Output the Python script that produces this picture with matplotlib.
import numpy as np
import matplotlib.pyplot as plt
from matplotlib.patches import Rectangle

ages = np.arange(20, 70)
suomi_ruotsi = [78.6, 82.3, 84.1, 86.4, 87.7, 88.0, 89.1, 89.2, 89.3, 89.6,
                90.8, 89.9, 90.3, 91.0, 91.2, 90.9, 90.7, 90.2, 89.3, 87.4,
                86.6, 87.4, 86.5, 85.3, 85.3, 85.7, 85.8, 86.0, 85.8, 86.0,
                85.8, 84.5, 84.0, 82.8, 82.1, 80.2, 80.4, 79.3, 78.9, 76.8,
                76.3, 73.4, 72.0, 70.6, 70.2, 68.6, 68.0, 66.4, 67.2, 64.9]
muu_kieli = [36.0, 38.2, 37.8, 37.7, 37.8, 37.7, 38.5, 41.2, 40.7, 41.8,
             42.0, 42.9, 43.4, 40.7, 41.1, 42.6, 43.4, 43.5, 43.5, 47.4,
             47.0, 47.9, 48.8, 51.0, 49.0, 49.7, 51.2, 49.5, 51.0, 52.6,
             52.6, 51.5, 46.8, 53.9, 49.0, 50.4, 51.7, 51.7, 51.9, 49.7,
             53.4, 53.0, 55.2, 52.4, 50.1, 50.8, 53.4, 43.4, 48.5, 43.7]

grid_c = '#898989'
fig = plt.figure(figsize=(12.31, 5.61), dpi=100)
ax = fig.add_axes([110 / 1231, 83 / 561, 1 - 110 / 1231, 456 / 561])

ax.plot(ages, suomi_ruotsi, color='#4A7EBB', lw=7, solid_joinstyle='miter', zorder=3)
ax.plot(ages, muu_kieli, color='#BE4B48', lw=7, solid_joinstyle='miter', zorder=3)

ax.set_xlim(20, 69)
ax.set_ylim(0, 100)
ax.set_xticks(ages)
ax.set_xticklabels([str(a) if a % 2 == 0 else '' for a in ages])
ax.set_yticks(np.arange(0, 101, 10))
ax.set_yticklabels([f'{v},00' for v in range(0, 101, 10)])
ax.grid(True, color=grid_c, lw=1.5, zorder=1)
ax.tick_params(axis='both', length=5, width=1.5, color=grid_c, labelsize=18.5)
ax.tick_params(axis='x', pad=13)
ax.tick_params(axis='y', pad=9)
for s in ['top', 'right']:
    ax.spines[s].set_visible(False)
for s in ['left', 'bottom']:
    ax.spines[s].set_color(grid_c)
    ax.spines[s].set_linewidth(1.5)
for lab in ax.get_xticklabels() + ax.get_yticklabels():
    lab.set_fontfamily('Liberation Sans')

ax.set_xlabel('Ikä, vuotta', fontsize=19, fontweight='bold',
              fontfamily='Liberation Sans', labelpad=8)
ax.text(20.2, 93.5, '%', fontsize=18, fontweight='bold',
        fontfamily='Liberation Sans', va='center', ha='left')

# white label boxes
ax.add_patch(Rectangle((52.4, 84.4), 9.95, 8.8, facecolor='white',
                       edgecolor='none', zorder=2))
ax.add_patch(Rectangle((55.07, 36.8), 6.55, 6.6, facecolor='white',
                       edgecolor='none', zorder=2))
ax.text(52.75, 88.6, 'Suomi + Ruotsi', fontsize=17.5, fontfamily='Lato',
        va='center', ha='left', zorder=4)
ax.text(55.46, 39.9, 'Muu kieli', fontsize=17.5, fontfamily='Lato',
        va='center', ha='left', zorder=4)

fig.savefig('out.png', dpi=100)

■ ■ ■ ■ ■

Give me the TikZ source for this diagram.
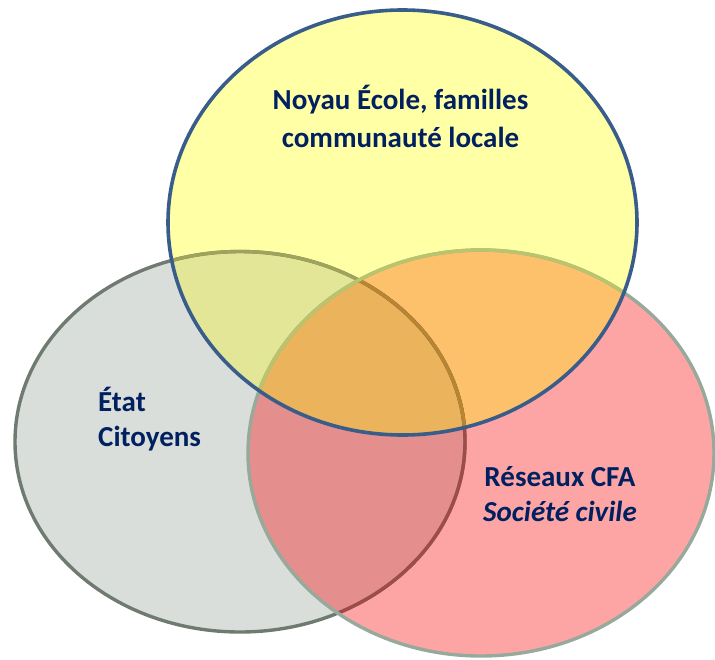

■ ■ ■ ■ ■

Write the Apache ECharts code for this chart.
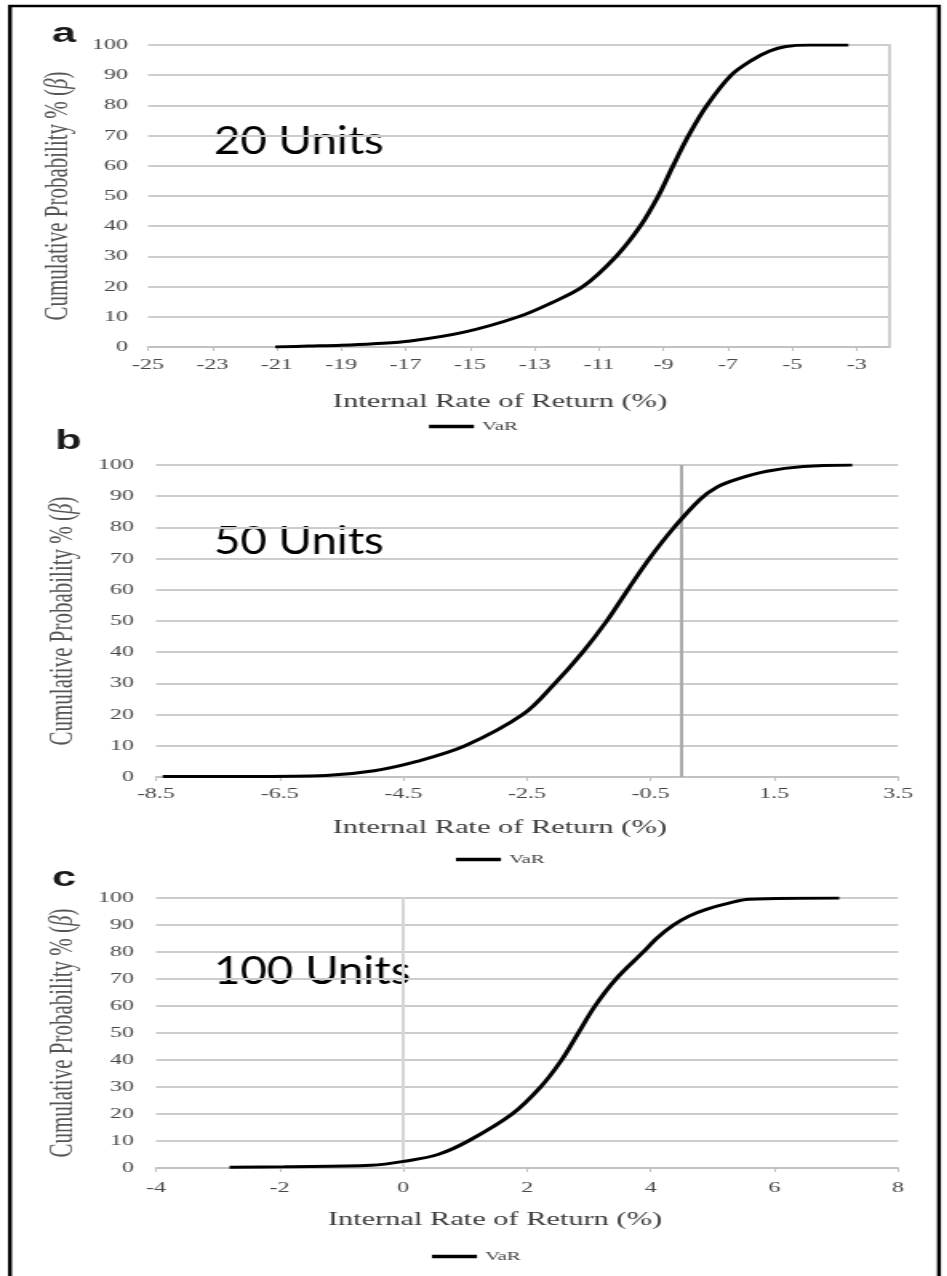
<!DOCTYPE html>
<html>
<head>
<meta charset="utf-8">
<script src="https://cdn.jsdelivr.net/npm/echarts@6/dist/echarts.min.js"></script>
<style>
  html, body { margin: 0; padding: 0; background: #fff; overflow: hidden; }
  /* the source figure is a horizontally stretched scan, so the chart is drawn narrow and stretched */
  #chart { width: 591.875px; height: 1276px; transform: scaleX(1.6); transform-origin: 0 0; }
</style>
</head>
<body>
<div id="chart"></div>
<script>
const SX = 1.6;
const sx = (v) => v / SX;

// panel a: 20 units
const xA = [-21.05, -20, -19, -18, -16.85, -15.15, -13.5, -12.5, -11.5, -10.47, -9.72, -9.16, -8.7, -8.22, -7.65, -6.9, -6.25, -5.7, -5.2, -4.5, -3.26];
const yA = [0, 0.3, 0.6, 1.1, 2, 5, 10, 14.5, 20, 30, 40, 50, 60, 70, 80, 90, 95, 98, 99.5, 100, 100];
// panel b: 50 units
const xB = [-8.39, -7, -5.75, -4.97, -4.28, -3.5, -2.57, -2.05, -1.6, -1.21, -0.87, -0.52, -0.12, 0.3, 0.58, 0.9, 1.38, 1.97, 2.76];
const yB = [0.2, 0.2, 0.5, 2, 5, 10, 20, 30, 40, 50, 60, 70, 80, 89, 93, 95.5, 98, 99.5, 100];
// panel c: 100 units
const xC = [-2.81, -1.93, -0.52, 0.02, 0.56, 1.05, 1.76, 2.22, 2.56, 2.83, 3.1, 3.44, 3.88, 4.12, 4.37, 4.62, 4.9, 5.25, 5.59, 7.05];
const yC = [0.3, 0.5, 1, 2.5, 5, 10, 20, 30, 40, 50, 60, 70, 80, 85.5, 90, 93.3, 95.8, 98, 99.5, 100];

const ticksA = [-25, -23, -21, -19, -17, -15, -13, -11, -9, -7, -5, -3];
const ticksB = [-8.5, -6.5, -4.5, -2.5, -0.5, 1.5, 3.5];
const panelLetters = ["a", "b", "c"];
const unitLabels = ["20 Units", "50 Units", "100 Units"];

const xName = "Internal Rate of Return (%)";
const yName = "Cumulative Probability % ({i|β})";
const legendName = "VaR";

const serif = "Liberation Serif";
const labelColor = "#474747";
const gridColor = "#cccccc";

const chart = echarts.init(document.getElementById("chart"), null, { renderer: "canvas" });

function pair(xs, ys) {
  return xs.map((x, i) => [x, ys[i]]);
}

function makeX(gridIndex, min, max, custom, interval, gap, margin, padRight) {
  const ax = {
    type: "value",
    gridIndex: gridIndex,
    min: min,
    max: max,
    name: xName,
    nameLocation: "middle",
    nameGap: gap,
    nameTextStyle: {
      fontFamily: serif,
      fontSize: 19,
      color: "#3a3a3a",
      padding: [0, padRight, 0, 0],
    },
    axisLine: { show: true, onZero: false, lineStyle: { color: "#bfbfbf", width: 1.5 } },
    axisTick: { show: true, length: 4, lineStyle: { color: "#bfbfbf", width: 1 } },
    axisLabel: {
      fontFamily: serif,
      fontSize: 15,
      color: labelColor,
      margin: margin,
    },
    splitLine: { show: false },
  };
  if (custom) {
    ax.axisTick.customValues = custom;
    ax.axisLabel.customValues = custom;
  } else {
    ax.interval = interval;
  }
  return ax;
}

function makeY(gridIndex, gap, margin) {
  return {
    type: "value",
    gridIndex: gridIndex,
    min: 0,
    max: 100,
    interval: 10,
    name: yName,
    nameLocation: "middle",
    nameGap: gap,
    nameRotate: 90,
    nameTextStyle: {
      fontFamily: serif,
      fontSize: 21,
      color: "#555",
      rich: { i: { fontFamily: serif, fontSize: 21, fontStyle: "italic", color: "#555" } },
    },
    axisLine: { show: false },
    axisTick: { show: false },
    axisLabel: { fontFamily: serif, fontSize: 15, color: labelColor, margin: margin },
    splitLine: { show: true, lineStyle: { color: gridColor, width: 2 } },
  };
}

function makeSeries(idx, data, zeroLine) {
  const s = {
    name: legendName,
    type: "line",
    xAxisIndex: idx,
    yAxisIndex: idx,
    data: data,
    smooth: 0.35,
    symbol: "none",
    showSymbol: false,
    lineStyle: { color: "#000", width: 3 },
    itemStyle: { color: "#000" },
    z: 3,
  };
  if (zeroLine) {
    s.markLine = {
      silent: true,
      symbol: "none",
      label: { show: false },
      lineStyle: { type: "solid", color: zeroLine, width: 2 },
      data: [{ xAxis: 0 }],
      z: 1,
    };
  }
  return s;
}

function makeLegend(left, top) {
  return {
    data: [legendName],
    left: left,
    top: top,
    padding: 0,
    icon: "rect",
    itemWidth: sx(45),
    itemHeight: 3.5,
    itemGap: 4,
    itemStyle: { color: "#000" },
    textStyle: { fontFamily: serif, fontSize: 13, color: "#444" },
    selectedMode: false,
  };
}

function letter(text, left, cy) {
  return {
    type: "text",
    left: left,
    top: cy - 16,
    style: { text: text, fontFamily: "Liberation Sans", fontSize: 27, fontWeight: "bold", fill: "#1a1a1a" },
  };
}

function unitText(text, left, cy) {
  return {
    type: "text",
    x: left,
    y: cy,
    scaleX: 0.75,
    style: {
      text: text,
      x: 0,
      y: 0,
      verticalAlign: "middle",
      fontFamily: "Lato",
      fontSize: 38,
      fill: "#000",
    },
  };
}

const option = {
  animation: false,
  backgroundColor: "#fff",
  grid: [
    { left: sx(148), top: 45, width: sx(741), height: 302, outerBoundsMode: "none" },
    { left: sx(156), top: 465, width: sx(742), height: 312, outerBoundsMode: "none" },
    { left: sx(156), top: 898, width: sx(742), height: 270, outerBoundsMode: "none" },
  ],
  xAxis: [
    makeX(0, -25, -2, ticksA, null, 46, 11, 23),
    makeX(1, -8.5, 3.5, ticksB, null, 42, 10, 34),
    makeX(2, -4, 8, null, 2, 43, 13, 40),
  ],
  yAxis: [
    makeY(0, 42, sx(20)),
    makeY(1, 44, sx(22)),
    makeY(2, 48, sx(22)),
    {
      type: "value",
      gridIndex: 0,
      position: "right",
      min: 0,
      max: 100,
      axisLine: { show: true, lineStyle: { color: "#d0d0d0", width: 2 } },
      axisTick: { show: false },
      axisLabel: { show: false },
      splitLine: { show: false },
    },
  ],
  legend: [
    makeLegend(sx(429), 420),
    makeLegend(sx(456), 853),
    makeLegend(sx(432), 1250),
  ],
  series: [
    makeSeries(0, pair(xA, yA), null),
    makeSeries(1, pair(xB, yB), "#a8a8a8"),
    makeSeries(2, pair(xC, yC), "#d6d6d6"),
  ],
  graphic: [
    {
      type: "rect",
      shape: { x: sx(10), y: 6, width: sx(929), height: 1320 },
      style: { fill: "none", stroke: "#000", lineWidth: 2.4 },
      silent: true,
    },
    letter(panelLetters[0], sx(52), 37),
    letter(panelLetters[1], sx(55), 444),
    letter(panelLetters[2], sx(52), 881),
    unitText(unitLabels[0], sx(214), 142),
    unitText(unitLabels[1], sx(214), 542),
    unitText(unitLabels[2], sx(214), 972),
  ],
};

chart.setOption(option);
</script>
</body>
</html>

■ ■ ■ ■ ■

Direction.
Give back exactly the lines from the one containing "Write the Apache ECharts code for this chart." to the one containing "const sx = (v) => v / SX;", both included, and no pictures.

Exercise result.
Write the Apache ECharts code for this chart.
<!DOCTYPE html>
<html>
<head>
<meta charset="utf-8">
<script src="https://cdn.jsdelivr.net/npm/echarts@6/dist/echarts.min.js"></script>
<style>
  html, body { margin: 0; padding: 0; background: #fff; overflow: hidden; }
  /* the source figure is a horizontally stretched scan, so the chart is drawn narrow and stretched */
  #chart { width: 591.875px; height: 1276px; transform: scaleX(1.6); transform-origin: 0 0; }
</style>
</head>
<body>
<div id="chart"></div>
<script>
const SX = 1.6;
const sx = (v) => v / SX;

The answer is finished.